Gen. Austin Miller, the Commander of U.S. forces in Afghanistan from 2018 through July of this year, reportedly warned Democrat President Joe Biden against withdrawing all forces from Afghanistan, and he strongly pushed back against intelligence reports that said the Afghan military could hold off the Taliban for 1-3 years, indicating that they would collapse significantly faster.
Fox News reporter Jacqui Heinrich said that Miller made the remarks during a classified Senate Armed Services Committee hearing yesterday, according to multiple sources who were present in the hearing.
“According to two members present for the hearing, Gen Miller passed his recommendations through the chain of command — that the US should keep a level of troops on the ground (2500 was the number at the time) in order to maintain stability given the Taliban threat assessment,” Heinrich wrote. “Miller’s view was troops should maintain holding pattern – potentially supplemented by add’l forces from allied nations – given the threat. Miller shared no recommendation on how long forces should have stayed, making clear he didn’t know what the end timeline would be.”
“Miller also said that he strongly dissented with the intel assessment that Afghanistan would fall to the Taliban between 1-3 years, saying he thought it would go much, much faster,” Heinrich continued. “Miller also said once his recommendation was turned down, it became his job to execute on the withdrawal order – and eventually, decisions like abandoning Bagram were made because of constraints and troop caps imposed by the President’s orders.”
Miller also said that he strongly dissented with the intel assessment that Afghanistan would fall to the Taliban between 1-3 years, saying he thought it would go much, much faster.
— Jacqui Heinrich (@JacquiHeinrich) September 15, 2021
A separate Fox News reporter said that Miller repeatedly warned Biden about the situation and about what his recommendation was.

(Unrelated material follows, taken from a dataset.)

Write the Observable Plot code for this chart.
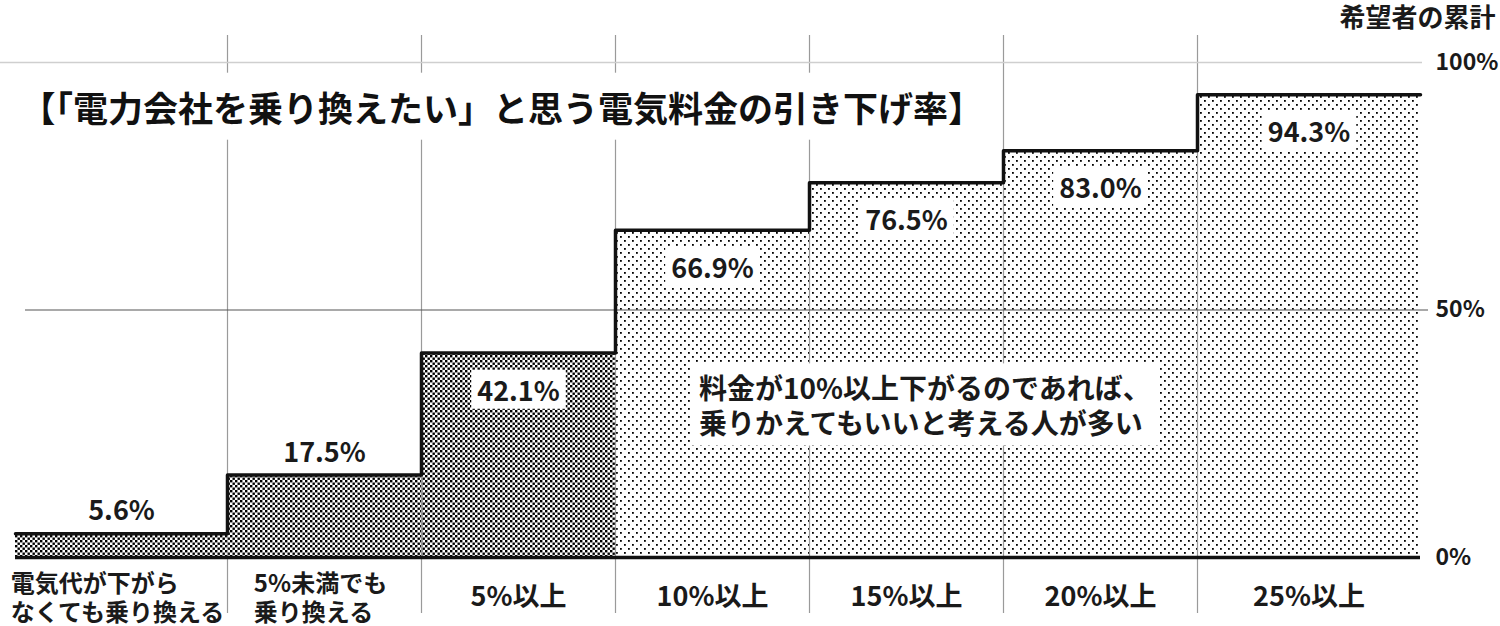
<!DOCTYPE html>
<html><head><meta charset="utf-8">
<script src="https://cdn.jsdelivr.net/npm/d3@7"></script>
<script src="https://cdn.jsdelivr.net/npm/@observablehq/plot@0.6"></script>
<style>
body{margin:0;background:#fff;}
svg{font-family:"Noto Sans CJK JP","Noto Sans",sans-serif;}
</style>
</head><body><div id="chart"></div>
<script>
const categories = ["電気代が下がら\nなくても乗り換える", "5%未満でも\n乗り換える", "5%以上", "10%以上", "15%以上", "20%以上", "25%以上"];
const values = [5.6, 17.5, 42.1, 66.9, 76.5, 83.0, 94.3];
const patterns = ["dense", "dense", "dense", "sparse", "sparse", "sparse", "sparse"];
const yTicks = [0, 50, 100];
const axisTitle = "希望者の累計";
const title = "【「電力会社を乗り換えたい」と思う電気料金の引き下げ率】";
const note = "料金が10%以上下がるのであれば、\n乗りかえてもいいと考える人が多い";

const bars = categories.map((c, i) => ({i, category: c, value: values[i], pattern: patterns[i]}));
const steps = bars.map(d => ({x: d.i, y: d.value})).concat([{x: bars.length, y: values[values.length - 1]}]);
const n = categories.length;
const W = 600;

const chart = Plot.plot({
  width: 1500, height: 626,
  marginTop: 35, marginBottom: 13, marginLeft: 0, marginRight: 78,
  x: {type: "linear", domain: [0, 1, n - 1, n], range: [15, 227, 1197, 1420], axis: null},
  y: {domain: [0, 100], range: [557, 62], axis: null},
  style: {fontFamily: '"Noto Sans CJK JP", sans-serif', background: "white", color: "#1a1a1a"},
  marks: [
    Plot.rect(bars.filter(d => d.pattern === "dense"), {x1: "i", x2: d => d.i + 1, y1: 0, y2: "value", insetTop: 4, fill: "url(#dense)"}),
    Plot.rect(bars.filter(d => d.pattern === "sparse"), {x1: "i", x2: d => d.i + 1, y1: 0, y2: "value", insetTop: 4, fill: "url(#sparse)"}),
    Plot.ruleX(d3.range(1, n), {stroke: "#9a9a9a", strokeWidth: 1.2}),
    Plot.ruleY([100], {stroke: "#cfcfcf", strokeWidth: 1.5}),
    Plot.ruleY([50], {stroke: "#555", strokeWidth: 1.2, insetLeft: 25, insetRight: -6}),
    Plot.ruleY([0], {x1: 0, x2: n, stroke: "#111", strokeWidth: 3.5}),
    Plot.line(steps, {x: "x", y: "y", curve: "step-after", stroke: "#111", strokeWidth: 3.5, dy: 4}),
    Plot.text(bars.filter(d => d.value < 30), {x: d => d.i + 0.5, y: "value", text: d => d.value.toFixed(1) + "%", dy: -18, fontSize: 27, fontWeight: W, fill: "#1a1a1a", ariaDescription: "box 6 0"}),
    Plot.text(bars.filter(d => d.value >= 30), {x: d => d.i + 0.5, y: "value", text: d => d.value.toFixed(1) + "%", dy: 43, fontSize: 27, fontWeight: W, fill: "#1a1a1a", ariaDescription: "box 6 0"}),
    Plot.text(bars.filter(d => d.category.includes("\n")), {x: d => d.i + 0.5, text: "category", frameAnchor: "bottom", lineAnchor: "middle", dy: -16, fontSize: 24, lineHeight: 1.2, fontWeight: W, fill: "#1a1a1a", ariaDescription: "xlabels"}),
    Plot.text(bars.filter(d => !d.category.includes("\n")), {x: d => d.i + 0.5, text: "category", frameAnchor: "bottom", lineAnchor: "middle", dy: -16, fontSize: 27, fontWeight: W, fill: "#1a1a1a"}),
    Plot.text(yTicks, {y: d => d, text: d => d + "%", frameAnchor: "right", textAnchor: "start", dx: 13, fontSize: 23, fontWeight: W, fill: "#1a1a1a"}),
    Plot.text([axisTitle], {frameAnchor: "top-right", textAnchor: "end", lineAnchor: "middle", dx: 73, dy: -17, fontSize: 26, fontWeight: W, fill: "#1a1a1a"}),
    Plot.text([title], {frameAnchor: "top-left", textAnchor: "start", lineAnchor: "middle", dx: 20, dy: 75, fontSize: 35, fontWeight: "bold", fill: "#111", ariaDescription: "box 8 8"}),
    Plot.text([note], {x: 3.43, y: 30.7, textAnchor: "start", lineAnchor: "middle", fontSize: 28, lineHeight: 1.22, fontWeight: W, fill: "#1a1a1a", ariaDescription: "box 8 4"})
  ]
});

document.getElementById("chart").append(chart);
const svg = d3.select(chart);
const defs = svg.insert("defs", ":first-child");
const pd = defs.append("pattern").attr("id", "dense").attr("patternUnits", "userSpaceOnUse").attr("width", 5).attr("height", 5);
pd.append("rect").attr("width", 5).attr("height", 5).attr("fill", "#fff");
pd.append("rect").attr("x", 0).attr("y", 0).attr("width", 2.4).attr("height", 2.4).attr("fill", "#000");
pd.append("rect").attr("x", 2.5).attr("y", 2.5).attr("width", 2.4).attr("height", 2.4).attr("fill", "#000");
const ps = defs.append("pattern").attr("id", "sparse").attr("patternUnits", "userSpaceOnUse").attr("width", 8).attr("height", 8);
ps.append("rect").attr("width", 8).attr("height", 8).attr("fill", "#fff");
ps.append("rect").attr("x", 0).attr("y", 0).attr("width", 1.8).attr("height", 1.8).attr("fill", "#000");
ps.append("rect").attr("x", 4).attr("y", 4).attr("width", 1.8).attr("height", 1.8).attr("fill", "#000");

// left-align multi-line category labels as a centered block
svg.selectAll('g[aria-description="xlabels"] text').each(function() {
  const w = this.getBBox().width;
  this.setAttribute("text-anchor", "start");
  d3.select(this).selectAll("tspan").attr("x", -w / 2 - 4);
});

// white boxes behind labelled texts
svg.selectAll('g[aria-description^="box"]').each(function() {
  const parts = this.getAttribute("aria-description").split(" ");
  const px = +parts[1], py = +parts[2];
  d3.select(this).selectAll("text").each(function() {
    const bb = this.getBBox();
    const r = document.createElementNS("http://www.w3.org/2000/svg", "rect");
    r.setAttribute("x", bb.x - px);
    r.setAttribute("y", bb.y - py);
    r.setAttribute("width", bb.width + 2 * px);
    r.setAttribute("height", bb.height + 2 * py);
    r.setAttribute("fill", "#fff");
    r.setAttribute("stroke", "none");
    const t = this.getAttribute("transform");
    if (t) r.setAttribute("transform", t);
    this.parentNode.insertBefore(r, this);
  });
});
</script>
</body></html>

Biden’s pullout from the country was marked by disturbing images and events, including people trying to jump on moving airplanes, falling off of airplanes, 13 U.S. soldiers being murdered in a terrorist attack, hundreds of Americans being left behind after the U.S. Military pulled out, and a seemingly innocent family being killed in a drone strike.
Politico added:
The irony, in a war full of them, is that a commander almost uniquely qualified to fight it was instead ordered to walk America off the battlefield for good. And as helicopters and cargo planes rapidly moved U.S. troops and equipment out of bases in Afghanistan, Scott Miller has been charged with finding answers to the difficult questions the rapid American withdrawal has raised: Can Afghan security forces possibly hold without U.S. military advisers on the ground and U.S. helicopters and warplanes overhead? Can the Taliban be trusted in their promise not to let international terrorist groups like al Qaeda use the country as sanctuary from which to attack the West once again? Have the United States and its allies purchased enough progress in 20 years to avoid a repeat of Afghanistan’s 1990s civil war? With the Taliban on the rise again, what will become of those Afghans who put their faith in the U.S. and NATO enterprise, especially Afghan interpreters and civil society and women’s rights groups? …
Miller is known for a relatively quiet leadership style marked by careful listening, rather than the bluster and swagger of some senior officers. He is also famously well read, especially in military history; he’ll quote from memory General Ulysses S. Grant’s memos to his commanders on the eve of the Battle of Vicksburg, or Henry Kissinger’s musings from his memoir “Ending the Vietnam War.”